Dialogue entre Diendéré et Me Dégli

– Vu votre longévité dans l’armée, étiez-vous une autorité morale ?
– Oui, en effet !
– Est-ce pour cela qu’on recourait à vous chaque fois qu’il y a problème au RSP ?
– Oui !
– Pendant la crise, vous a-t-on contacté parce que vous étiez commandant ou une autorité morale ?
– Parce que je suis une autorité morale
– Quand les éléments sont venus vous chercher, aviez-vous un document de proclamation en poche ?
– Non, je n’avais ni document, ni projet de proclamation dans mes affaires quand je suis allé au camp
– Y avait-il sur vous d’autres documents relatifs aux crises antérieures ?
– Oui, puisque je notais toujours s’il y a crise et j’en parlais à la hiérarchie militaire !
– Quand est-ce que le document du CND a –t-il été élaboré ?
– Je l’ai rapidement élaboré lorsque les négociations ont échoué
– Pouvez-vous nous éclairer sur l’alerte que vous avez fait sonner ?
– En règle, on sonne l’alerte quand il y a problème au niveau du RSP pour élever le niveau de vigilance.
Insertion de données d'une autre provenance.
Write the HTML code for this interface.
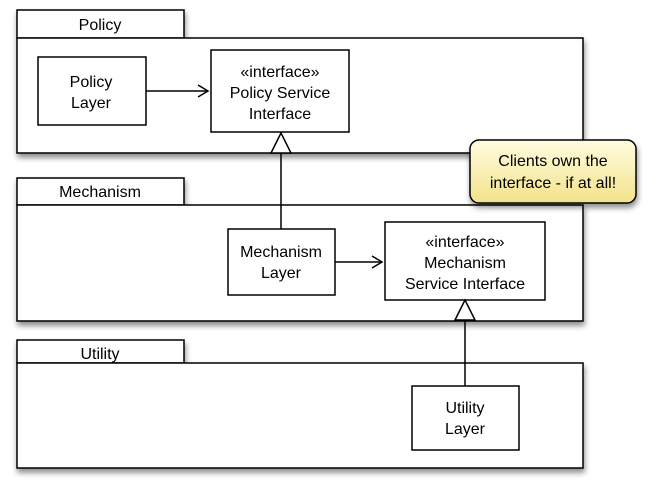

En 2015, la situation commandait que l’alerte soit donnée.
– Pourquoi pensez-vous que certains de la hiérarchie devraient passer en procès comme vous ?
– Parce qu’accepter d’assurer le maintien de l’ordre est plus important que les actes que certains accusés ont posés, tels qu’appeler, faire des sms ou aller en mission. Leur attitude (hiérarchie) a été beaucoup plus déterminante que celle de ces co-accusés dans le box.